EXERCISE DESCRIPTION:
Begin at the line that contains "Write a Python", stop after the line that contains "from matplotlib.font_manager import", and reproduce only that span, unaltered.

Rows from a dataset of charts and code
__________________________________________________
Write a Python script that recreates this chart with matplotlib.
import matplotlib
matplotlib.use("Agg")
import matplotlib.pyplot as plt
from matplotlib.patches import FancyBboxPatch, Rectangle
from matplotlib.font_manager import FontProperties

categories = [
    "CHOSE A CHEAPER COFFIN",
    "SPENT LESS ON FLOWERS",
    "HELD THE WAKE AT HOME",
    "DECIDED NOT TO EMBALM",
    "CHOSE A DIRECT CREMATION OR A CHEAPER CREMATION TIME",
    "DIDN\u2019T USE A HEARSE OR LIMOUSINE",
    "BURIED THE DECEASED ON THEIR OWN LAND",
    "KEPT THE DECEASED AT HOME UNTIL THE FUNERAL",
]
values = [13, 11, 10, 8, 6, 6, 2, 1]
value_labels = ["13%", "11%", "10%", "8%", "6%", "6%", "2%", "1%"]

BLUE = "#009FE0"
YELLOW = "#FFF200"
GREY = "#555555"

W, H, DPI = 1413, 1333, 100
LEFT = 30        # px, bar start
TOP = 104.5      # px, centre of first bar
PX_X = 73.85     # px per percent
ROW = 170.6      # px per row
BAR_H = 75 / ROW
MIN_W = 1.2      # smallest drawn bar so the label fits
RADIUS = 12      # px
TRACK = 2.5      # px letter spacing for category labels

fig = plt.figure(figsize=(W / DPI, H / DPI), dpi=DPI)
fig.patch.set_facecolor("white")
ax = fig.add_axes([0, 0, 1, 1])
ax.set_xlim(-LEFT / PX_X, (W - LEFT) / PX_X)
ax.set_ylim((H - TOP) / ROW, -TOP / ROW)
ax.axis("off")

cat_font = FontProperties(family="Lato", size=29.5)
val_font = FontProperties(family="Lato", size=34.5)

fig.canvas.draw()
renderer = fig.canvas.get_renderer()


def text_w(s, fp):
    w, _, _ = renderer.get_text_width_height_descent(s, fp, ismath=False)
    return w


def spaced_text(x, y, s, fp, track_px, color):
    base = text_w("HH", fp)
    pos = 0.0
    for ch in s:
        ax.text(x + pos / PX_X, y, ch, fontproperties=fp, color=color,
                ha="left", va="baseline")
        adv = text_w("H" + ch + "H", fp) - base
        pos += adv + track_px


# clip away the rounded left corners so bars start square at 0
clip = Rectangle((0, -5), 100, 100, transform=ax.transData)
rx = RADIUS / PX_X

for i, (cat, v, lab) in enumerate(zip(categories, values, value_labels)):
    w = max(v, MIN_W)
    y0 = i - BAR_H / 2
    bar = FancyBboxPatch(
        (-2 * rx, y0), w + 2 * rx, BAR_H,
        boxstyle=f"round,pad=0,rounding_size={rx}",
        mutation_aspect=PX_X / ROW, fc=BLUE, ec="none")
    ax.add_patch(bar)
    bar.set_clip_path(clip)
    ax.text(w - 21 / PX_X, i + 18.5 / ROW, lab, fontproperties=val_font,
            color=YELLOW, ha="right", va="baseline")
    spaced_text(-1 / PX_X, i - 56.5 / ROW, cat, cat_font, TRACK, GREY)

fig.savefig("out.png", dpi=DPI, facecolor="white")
__________________________________________________
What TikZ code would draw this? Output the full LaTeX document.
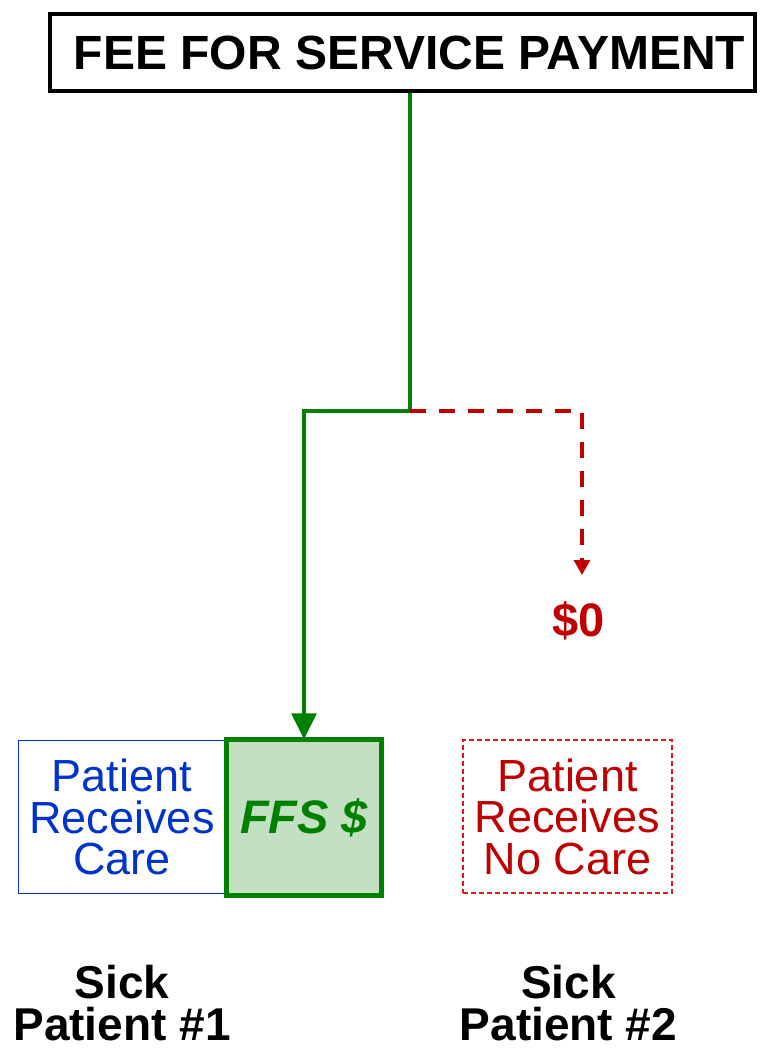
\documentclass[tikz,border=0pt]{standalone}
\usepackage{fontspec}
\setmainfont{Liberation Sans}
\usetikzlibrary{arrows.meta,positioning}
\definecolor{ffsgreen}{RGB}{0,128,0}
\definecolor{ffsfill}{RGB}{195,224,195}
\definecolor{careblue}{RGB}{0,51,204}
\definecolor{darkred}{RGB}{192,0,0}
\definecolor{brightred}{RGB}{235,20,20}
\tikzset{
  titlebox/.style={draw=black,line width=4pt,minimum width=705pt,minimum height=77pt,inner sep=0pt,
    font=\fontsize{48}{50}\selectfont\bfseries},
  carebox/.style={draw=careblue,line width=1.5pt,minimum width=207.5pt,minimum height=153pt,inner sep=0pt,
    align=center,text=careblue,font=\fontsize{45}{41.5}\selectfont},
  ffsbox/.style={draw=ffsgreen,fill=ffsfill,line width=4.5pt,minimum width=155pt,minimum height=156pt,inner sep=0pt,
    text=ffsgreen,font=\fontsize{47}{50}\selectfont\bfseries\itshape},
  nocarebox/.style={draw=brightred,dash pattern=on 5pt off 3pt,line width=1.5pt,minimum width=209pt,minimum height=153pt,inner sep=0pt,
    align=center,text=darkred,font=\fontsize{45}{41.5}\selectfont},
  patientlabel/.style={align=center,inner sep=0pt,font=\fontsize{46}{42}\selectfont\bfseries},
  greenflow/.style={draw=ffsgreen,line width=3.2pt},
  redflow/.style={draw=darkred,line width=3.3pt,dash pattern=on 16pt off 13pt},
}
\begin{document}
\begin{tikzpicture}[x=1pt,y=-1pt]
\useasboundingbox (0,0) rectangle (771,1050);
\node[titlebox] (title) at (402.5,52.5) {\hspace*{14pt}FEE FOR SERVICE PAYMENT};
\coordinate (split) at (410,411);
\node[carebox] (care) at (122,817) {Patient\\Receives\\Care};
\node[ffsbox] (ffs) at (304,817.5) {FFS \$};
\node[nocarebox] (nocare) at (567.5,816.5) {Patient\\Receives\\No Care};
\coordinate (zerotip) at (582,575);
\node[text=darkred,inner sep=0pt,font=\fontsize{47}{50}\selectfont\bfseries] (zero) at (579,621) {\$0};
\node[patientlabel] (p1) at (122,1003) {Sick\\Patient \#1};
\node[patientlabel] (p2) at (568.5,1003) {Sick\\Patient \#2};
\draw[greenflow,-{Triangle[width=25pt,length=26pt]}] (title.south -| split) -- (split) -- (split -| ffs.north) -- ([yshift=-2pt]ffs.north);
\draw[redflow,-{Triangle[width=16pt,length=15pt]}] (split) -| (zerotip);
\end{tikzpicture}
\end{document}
__________________________________________________
REPLY TO THE TASK:
Write a Python script that recreates this chart with matplotlib.
import matplotlib
matplotlib.use("Agg")
import matplotlib.pyplot as plt
from matplotlib.patches import FancyBboxPatch, Rectangle
from matplotlib.font_manager import FontProperties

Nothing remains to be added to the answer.